The original GivePower system operated at only 50% water recovery and required expensive antiscalant chemicals to manage scaling from calcium, magnesium, manganese, and silica in brackish groundwater. Elevated nitrate and fluoride concentrations necessitated high-pressure, high-rejection RO membranes. The autonomous nature of these remote installations, combined with intermittent operation and variable feed water chemistry, created optimization challenges that conventional design approaches struggled to address.
The redesign aimed to achieve greater than 75% water recovery while eliminating antiscalant requirements through external brine recycle and lime softening pretreatment using single-stage RO with Toray seawater membranes. Standard commercial software proved inadequate for integrated system optimization, particularly regarding external recycle integration and accurate scaling prediction. While these tools identified scaling thresholds, they provided limited guidance for design modifications.
We utilized WaterTAP, an advanced open-source water treatment modeling platform developed with U.S. Department of Energy sponsorship. WaterTAP incorporates sophisticated geochemical modeling capabilities that enable accurate scaling assessment for complex water chemistries through integration of external geochemical models, here in using PHREEQC and Reaktoro, providing precise mineral activity coefficient calculations.
Pilot testing revealed critical insights that transformed the design approach. Initial testing identified significant calcite and brucite scaling risks in the original configuration. However, systematic pilot testing demonstrated that strategic pH management could eliminate these scaling issues. Maintaining pH around 11 during lime softening followed by pH reduction prior to RO proved highly effective in preventing mineral precipitation while maintaining treatment efficacy.
The pilot testing program established quantitative relationships between pH adjustment and achievable water recovery, enabling optimization for both cost-effectiveness and performance.
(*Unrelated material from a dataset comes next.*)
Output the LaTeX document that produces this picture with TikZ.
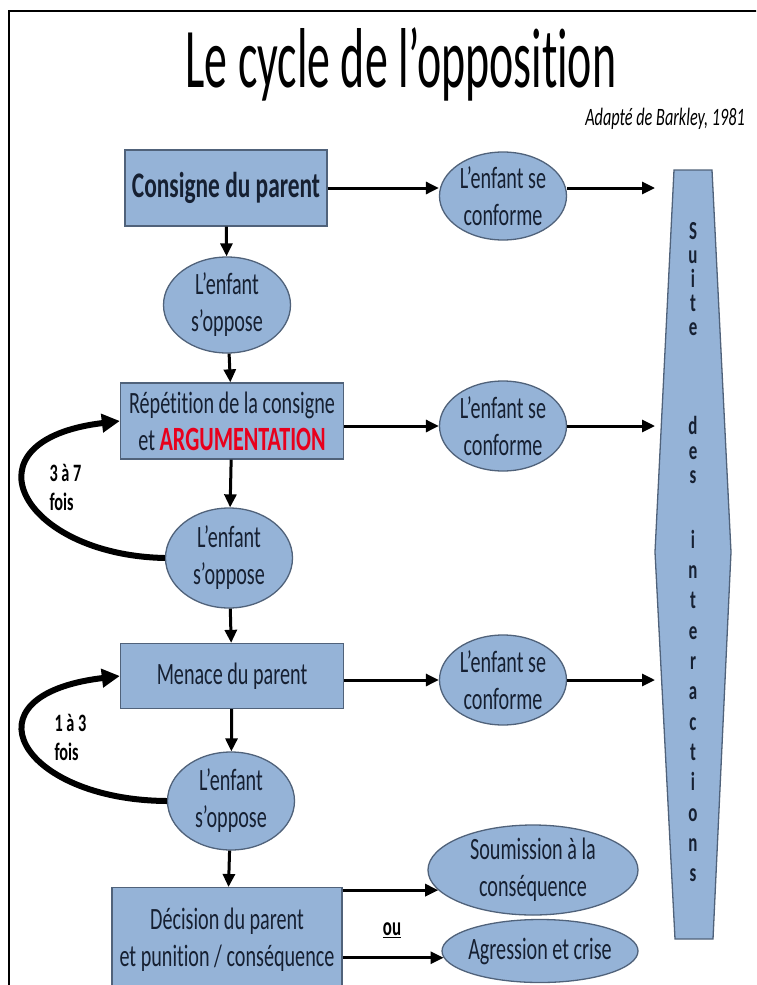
\documentclass[tikz,border=0pt]{standalone}
\usepackage{fontspec}
\setmainfont{Carlito}[FakeStretch=0.65,Ligatures=CommonOff]
\newfontfamily\titlefont{Carlito}[FakeStretch=0.54,Ligatures=CommonOff]
\usepackage{xcolor}
\usetikzlibrary{shapes.geometric,arrows.meta}
\definecolor{boxblue}{RGB}{149,179,215}
\definecolor{boxline}{RGB}{80,98,122}
\definecolor{inktext}{RGB}{22,32,50}
\definecolor{argred}{RGB}{232,0,28}

\begin{document}
\begin{tikzpicture}[x=1pt,y=-1pt,
  every node/.style={text=inktext,font=\fontsize{31}{37}\selectfont},
  etape/.style={draw=boxline,fill=boxblue,line width=1.3pt,minimum height=76pt,align=center,inner sep=0pt},
  bulle/.style={ellipse,draw=boxline,fill=boxblue,line width=1.3pt,minimum width=127pt,minimum height=96pt,align=center,inner sep=0pt},
  colonne/.style={align=center,inner sep=0pt},
  fleche/.style={line width=3pt,-{Triangle[length=13pt,width=12pt]}},
  boucle/.style={line width=6pt,-{Triangle[length=18pt,width=18pt]}},
  fois/.style={align=left,anchor=west,text=black,font=\bfseries\fontsize{25}{29}\selectfont}]
\useasboundingbox (0,0) rectangle (756,985);
\clip (0,0) rectangle (756,985);
\draw[line width=2pt] (9,990) -- (9,11) -- (760,11);

\node[text=black] (titre) at (401,64) {\titlefont\fontsize{85}{90}\selectfont Le cycle de l’opposition};
\node[text=black] (source) at (665,119) {\itshape\fontsize{25}{30}\selectfont Adapté de Barkley, 1981};

\node[etape,minimum width=202pt] (consigne) at (226,188) {\bfseries\fontsize{36}{40}\selectfont Consigne du parent};
\node[bulle] (oppose1) at (227,305) {L’enfant\\s’oppose};
\node[etape,minimum width=223pt] (repetition) at (232,421) {Répétition de la consigne\\et \textcolor{argred}{\bfseries\fontsize{34}{37}\selectfont ARGUMENTATION}};
\node[bulle,minimum height=100pt] (oppose2) at (229,558) {L’enfant\\s’oppose};
\node[etape,minimum width=223pt,minimum height=65pt] (menace) at (232,676) {Menace du parent};
\node[bulle,minimum height=98pt] (oppose3) at (231,801) {L’enfant\\s’oppose};
\node[etape,minimum width=230pt,minimum height=104pt,anchor=north] (decision) at (227,887) {Décision du parent\\et punition / conséquence};

\node[bulle,minimum height=88pt] (conforme1) at (503,196) {L’enfant se\\conforme};
\node[bulle,minimum height=90pt] (conforme2) at (503,426) {L’enfant se\\conforme};
\node[bulle,minimum height=90pt] (conforme3) at (503,680) {L’enfant se\\conforme};
\node[bulle,minimum width=210pt,minimum height=90pt] (soumission) at (533,870) {Soumission à la\\conséquence};
\node[bulle,minimum width=196pt,minimum height=63pt,inner xsep=-12pt] (agression) at (540,951) {Agression et crise};
\node[text=black,font=\bfseries\fontsize{26}{30}\selectfont] (ou) at (392,930) {\underline{ou}};

\draw[draw=boxline,fill=boxblue,line width=1.3pt] (674,170) -- (712,170) -- (731,552) -- (713,939) -- (675,939) -- (655,552) -- cycle;
\node[colonne,font=\bfseries\fontsize{26}{24}\selectfont] (suite) at (693,279) {S\\u\\i\\t\\e};
\node[colonne,font=\bfseries\fontsize{26}{24.5}\selectfont] (des) at (693,450) {d\\e\\s};
\node[colonne,font=\bfseries\fontsize{26}{30.3}\selectfont] (interactions) at (693,706) {i\\n\\t\\e\\r\\a\\c\\t\\i\\o\\n\\s};

\coordinate (vers1) at (655,188);
\coordinate (vers2) at (655,426);
\coordinate (vers3) at (655,680);

\draw[fleche] (consigne.east) -- (consigne.east -| conforme1.west);
\draw[fleche] (conforme1.east |- vers1) -- (vers1);
\draw[fleche] (repetition.east |- conforme2) -- (conforme2.west);
\draw[fleche] (conforme2.east) -- (vers2);
\draw[fleche] (menace.east |- conforme3) -- (conforme3.west);
\draw[fleche] (conforme3.east) -- (vers3);

\draw[fleche] (consigne) -- (oppose1);
\draw[fleche] (oppose1) -- (repetition);
\draw[fleche] (repetition) -- (oppose2);
\draw[fleche] (oppose2) -- (menace);
\draw[fleche] (menace) -- (oppose3);
\draw[fleche] (oppose3) -- (decision);

\draw[fleche] (soumission.192 -| decision.east) -- (soumission.192);
\draw[fleche] (agression.184 -| decision.east) -- (agression.184);

\draw[boucle] (oppose2.west) .. controls (20,555) and (-40,440) .. (repetition.west);
\draw[boucle] (oppose3.west) .. controls (20,800) and (-40,695) .. (menace.west);
\node[fois] (fois1) at (46,487) {3 à 7\\fois};
\node[fois] (fois2) at (51,737) {1 à 3\\fois};
\end{tikzpicture}
\end{document}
These empirical findings validated modeling predictions while revealing operational nuances that modeling alone might overlook. Testing demonstrated that careful pH control achieved target recovery rates without antiscalant addition, representing operational simplification and significant cost reduction.
Field deployment and extended pilot testing confirmed superior performance. The redesigned system consistently achieved recovery rates exceeding 80% while operating reliably in autonomous mode. Antiscalant elimination reduced operational complexity and ongoing costs, critical for sustainable remote operation. The lime softening pretreatment with optimized pH management proved robust across varying feed water conditions.
This research illustrates the critical importance of combining advanced modeling with comprehensive pilot testing for complex water treatment design. The successful GivePower redesign demonstrates that innovative approaches can achieve significant performance improvements while reducing operational complexity and costs, providing a replicable framework for addressing scaling challenges in remote brackish water treatment applications.